Mr. Mitchell was an adviser to Project Independence and a member of the National Petroleum Council. He served three terms as president and two terms as chairman of the Texas Independent Producers & Royalty Owners Association. He is a member of the All-American Wildcatters, American Association of Petroleum Geologists, and American Institute of Mining Engineers, as well as numerous other professional, business, educational, and civic organizations. Mr. Mitchell served as a member of Texas’ Select Committee on Higher Education and the Texas Governor’s Science and Technology Council.

A longtime environmentalist now looking to save the planet; opposed oil drilling in Alaska wildlife refuge, funded a $10 million National Academies study on sustainable development and population growth.

Mr. Mitchell was probably best known to the Houston community as a supportive civic leader. He and his late wife, Cynthia, were deeply involved with the arts and are active in rebuilding the Galveston area. In 1985, they revived the mid-winter Mardi Gras celebration in Galveston, which now draws 500,000 visitors annually. Mr. Mitchell and his wife Cynthia took leading roles in the rejuvenation of Galveston’s historic Strand District by restoring 17 commercial buildings.

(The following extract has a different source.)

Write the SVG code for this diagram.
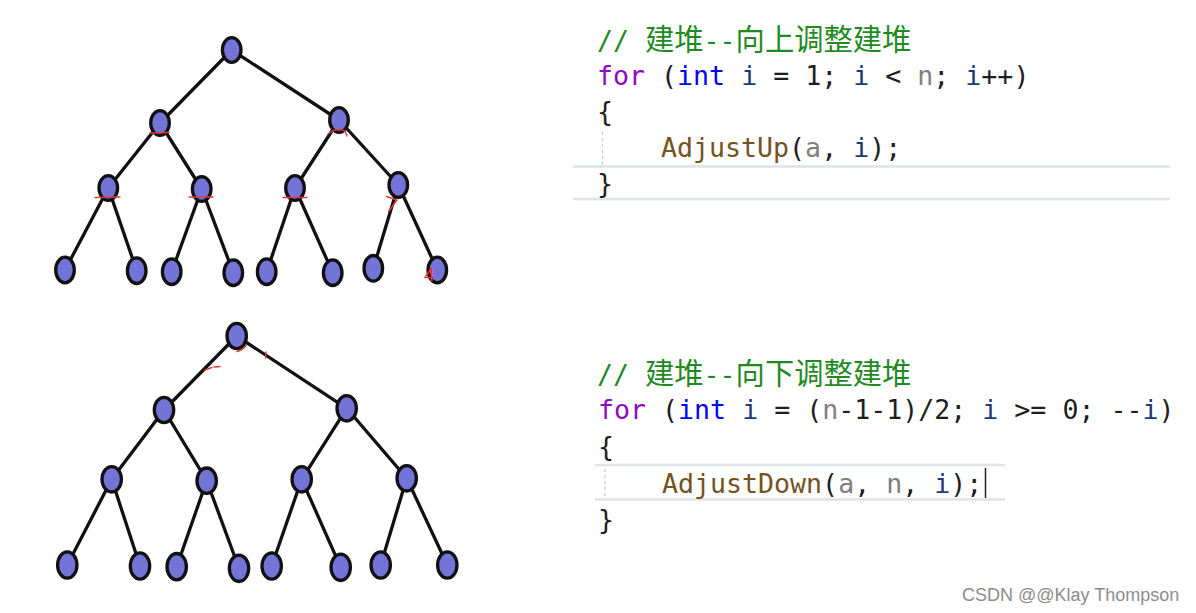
<svg xmlns="http://www.w3.org/2000/svg" width="1196" height="613" viewBox="0 0 1196 613">
<style>
.edge{stroke:#111;stroke-width:3.3;stroke-linecap:round;fill:none}
.node ellipse{fill:#7373d8;stroke:#111;stroke-width:3.3}
.mark{stroke:#e23a3a;stroke-width:1.4;fill:none;stroke-linecap:round}
.code{font-family:"DejaVu Sans Mono","Liberation Mono",monospace;font-size:26.6px;fill:#1e1e1e}
.cjk{font-family:"Noto Sans CJK SC","Noto Sans",sans-serif;font-size:29.3px;fill:#1f8a1f}
.cm{fill:#1f8a1f}
.kw{fill:#8f08c4}
.ty{fill:#0000ff}
.var{fill:#1f377f}
.par{fill:#808080}
.fn{fill:#74531f}
.sep{stroke:#e0e2ea;stroke-width:2.5}
.guide{stroke:#c8c8c8;stroke-width:1.2;stroke-dasharray:3 3}
</style>
<rect width="1196" height="613" fill="#ffffff"/>

<g id="connectors">
  <line class="edge" x1="231.7" y1="50" x2="160" y2="123"/>
  <line class="edge" x1="231.7" y1="50" x2="339" y2="120"/>
  <line class="edge" x1="160" y1="123" x2="108.3" y2="188"/>
  <line class="edge" x1="160" y1="123" x2="201.7" y2="189"/>
  <line class="edge" x1="339" y1="120" x2="295" y2="188"/>
  <line class="edge" x1="339" y1="120" x2="398.3" y2="185"/>
  <line class="edge" x1="108.3" y1="188" x2="65" y2="270"/>
  <line class="edge" x1="108.3" y1="188" x2="136.7" y2="270.7"/>
  <line class="edge" x1="201.7" y1="189" x2="171.7" y2="271.7"/>
  <line class="edge" x1="201.7" y1="189" x2="233.3" y2="272.7"/>
  <line class="edge" x1="295" y1="188" x2="266.7" y2="271.7"/>
  <line class="edge" x1="295" y1="188" x2="332.7" y2="272.7"/>
  <line class="edge" x1="398.3" y1="185" x2="373.3" y2="268.3"/>
  <line class="edge" x1="398.3" y1="185" x2="437.3" y2="270"/>
  <line class="edge" x1="236.7" y1="336" x2="164" y2="410"/>
  <line class="edge" x1="236.7" y1="336" x2="346.7" y2="408.3"/>
  <line class="edge" x1="164" y1="410" x2="111.7" y2="479.3"/>
  <line class="edge" x1="164" y1="410" x2="206.7" y2="480.7"/>
  <line class="edge" x1="346.7" y1="408.3" x2="301.7" y2="479.3"/>
  <line class="edge" x1="346.7" y1="408.3" x2="406.7" y2="478.3"/>
  <line class="edge" x1="111.7" y1="479.3" x2="67.3" y2="565"/>
  <line class="edge" x1="111.7" y1="479.3" x2="140" y2="566"/>
  <line class="edge" x1="206.7" y1="480.7" x2="176.7" y2="566.7"/>
  <line class="edge" x1="206.7" y1="480.7" x2="239" y2="568.3"/>
  <line class="edge" x1="301.7" y1="479.3" x2="271.7" y2="566"/>
  <line class="edge" x1="301.7" y1="479.3" x2="340.7" y2="567.3"/>
  <line class="edge" x1="406.7" y1="478.3" x2="380.7" y2="565"/>
  <line class="edge" x1="406.7" y1="478.3" x2="447.3" y2="565"/>
</g>

<g id="top-tree">
  <g id="t0" class="node"><ellipse cx="231.7" cy="50" rx="9.3" ry="12.3"/></g>
  <g id="t1" class="node"><ellipse cx="160" cy="123" rx="9.3" ry="12.3"/></g>
  <g id="t2" class="node"><ellipse cx="339" cy="120" rx="9.3" ry="12.3"/></g>
  <g id="t3" class="node"><ellipse cx="108.3" cy="188" rx="9.3" ry="12.3"/></g>
  <g id="t4" class="node"><ellipse cx="201.7" cy="189" rx="9.3" ry="12.3"/></g>
  <g id="t5" class="node"><ellipse cx="295" cy="188" rx="9.3" ry="12.3"/></g>
  <g id="t6" class="node"><ellipse cx="398.3" cy="185" rx="9.3" ry="12.3"/></g>
  <g id="t7" class="node"><ellipse cx="65" cy="270" rx="9.3" ry="12.8"/></g>
  <g id="t8" class="node"><ellipse cx="136.7" cy="270.7" rx="9.3" ry="12.8"/></g>
  <g id="t9" class="node"><ellipse cx="171.7" cy="271.7" rx="9.3" ry="12.8"/></g>
  <g id="t10" class="node"><ellipse cx="233.3" cy="272.7" rx="9.3" ry="12.8"/></g>
  <g id="t11" class="node"><ellipse cx="266.7" cy="271.7" rx="9.3" ry="12.8"/></g>
  <g id="t12" class="node"><ellipse cx="332.7" cy="272.7" rx="9.3" ry="12.8"/></g>
  <g id="t13" class="node"><ellipse cx="373.3" cy="268.3" rx="9.3" ry="12.8"/></g>
  <g id="t14" class="node"><ellipse cx="437.3" cy="270" rx="9.3" ry="12.8"/></g>
</g>

<g id="top-marks">
  <line class="mark" x1="150" y1="133" x2="169" y2="132.5"/>
  <path class="mark" d="M328,134 Q337,127 345,131 L347,136"/>
  <line class="mark" x1="95" y1="197.5" x2="120" y2="197"/>
  <line class="mark" x1="189" y1="197" x2="213" y2="197"/>
  <line class="mark" x1="283" y1="197.5" x2="307" y2="197.5"/>
  <path class="mark" d="M386.5,196.5 L397,200 L388.5,211.5"/>
  <text x="424" y="281" font-family="Liberation Sans, sans-serif" font-size="19" fill="#ff2a2a">4</text>
</g>

<g id="bottom-tree">
  <g id="b0" class="node"><ellipse cx="236.7" cy="336" rx="9.7" ry="12.7"/></g>
  <g id="b1" class="node"><ellipse cx="164" cy="410" rx="9.7" ry="12.7"/></g>
  <g id="b2" class="node"><ellipse cx="346.7" cy="408.3" rx="9.7" ry="12.7"/></g>
  <g id="b3" class="node"><ellipse cx="111.7" cy="479.3" rx="9.7" ry="12.7"/></g>
  <g id="b4" class="node"><ellipse cx="206.7" cy="480.7" rx="9.7" ry="12.7"/></g>
  <g id="b5" class="node"><ellipse cx="301.7" cy="479.3" rx="9.7" ry="12.7"/></g>
  <g id="b6" class="node"><ellipse cx="406.7" cy="478.3" rx="9.7" ry="12.7"/></g>
  <g id="b7" class="node"><ellipse cx="67.3" cy="565" rx="9.7" ry="13.2"/></g>
  <g id="b8" class="node"><ellipse cx="140" cy="566" rx="9.7" ry="13.2"/></g>
  <g id="b9" class="node"><ellipse cx="176.7" cy="566.7" rx="9.7" ry="13.2"/></g>
  <g id="b10" class="node"><ellipse cx="239" cy="568.3" rx="9.7" ry="13.2"/></g>
  <g id="b11" class="node"><ellipse cx="271.7" cy="566" rx="9.7" ry="13.2"/></g>
  <g id="b12" class="node"><ellipse cx="340.7" cy="567.3" rx="9.7" ry="13.2"/></g>
  <g id="b13" class="node"><ellipse cx="380.7" cy="565" rx="9.7" ry="13.2"/></g>
  <g id="b14" class="node"><ellipse cx="447.3" cy="565" rx="9.7" ry="13.2"/></g>
</g>

<g id="bottom-marks">
  <path class="mark" d="M205,370 L212,367.5 M214,367 L220,366.5"/>
  <path class="mark" d="M237,351.5 Q243,350 246.5,345"/>
  <line class="mark" x1="266" y1="352" x2="265.5" y2="358"/>
</g>

<g id="code-top">
  <line class="sep" x1="573" y1="166.5" x2="1170" y2="166.5"/>
  <line class="sep" x1="573" y1="199" x2="1170" y2="199"/>
  <line class="guide" x1="602.5" y1="132" x2="602.5" y2="164"/>
  <text class="code cm" x="597" y="50">//</text>
  <text class="cjk" x="645" y="50">建堆</text>
  <text class="code cm" x="703.6" y="50">--</text>
  <text class="cjk" x="735.6" y="50">向上调整建堆</text>
  <text class="code" x="597" y="84.5" xml:space="preserve"><tspan class="kw">for</tspan> (<tspan class="ty">int</tspan> <tspan class="var">i</tspan> = 1; <tspan class="var">i</tspan> &lt; <tspan class="par">n</tspan>; <tspan class="var">i</tspan>++)</text>
  <text class="code" x="597" y="120.5">{</text>
  <text class="code" x="661" y="156.5" xml:space="preserve"><tspan class="fn">AdjustUp</tspan>(<tspan class="par">a</tspan>, <tspan class="var">i</tspan>);</text>
  <text class="code" x="597" y="192.5">}</text>
</g>

<g id="code-bottom">
  <line class="sep" x1="595" y1="465" x2="1005" y2="465"/>
  <line class="sep" x1="595" y1="499.5" x2="1005" y2="499.5"/>
  <line class="guide" x1="605" y1="469" x2="605" y2="498"/>
  <text class="code cm" x="597" y="384">//</text>
  <text class="cjk" x="645" y="384">建堆</text>
  <text class="code cm" x="703.6" y="384">--</text>
  <text class="cjk" x="735.6" y="384">向下调整建堆</text>
  <text class="code" x="598" y="418.5" xml:space="preserve"><tspan class="kw">for</tspan> (<tspan class="ty">int</tspan> <tspan class="var">i</tspan> = (<tspan class="par">n</tspan>-1-1)/2; <tspan class="var">i</tspan> &gt;= 0; --<tspan class="var">i</tspan>)</text>
  <text class="code" x="598" y="455.5">{</text>
  <text class="code" x="662" y="492.5" xml:space="preserve"><tspan class="fn">AdjustDown</tspan>(<tspan class="par">a</tspan>, <tspan class="par">n</tspan>, <tspan class="var">i</tspan>);</text>
  <line x1="985.5" y1="468" x2="985.5" y2="498" stroke="#222" stroke-width="1.5"/>
  <text class="code" x="598" y="529">}</text>
</g>

<text x="962" y="601" font-family="Liberation Sans, Arial, sans-serif" font-size="18" fill="#8c8c8c">CSDN @@Klay Thompson</text>
</svg>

"We have a strong sense of community," Mitchell said. "And we want to serve both Houston and Galveston as best we can."

In 2004, Forbes magazine estimated his net worth as $1.6 billion, placing him among the 500 richest people worldwide.
George P. Mitchell  died July 26, 2013, at his home in Galveston, Texas aged 94 of unknown causes, while surrounded by relatives. He was the father of ten children.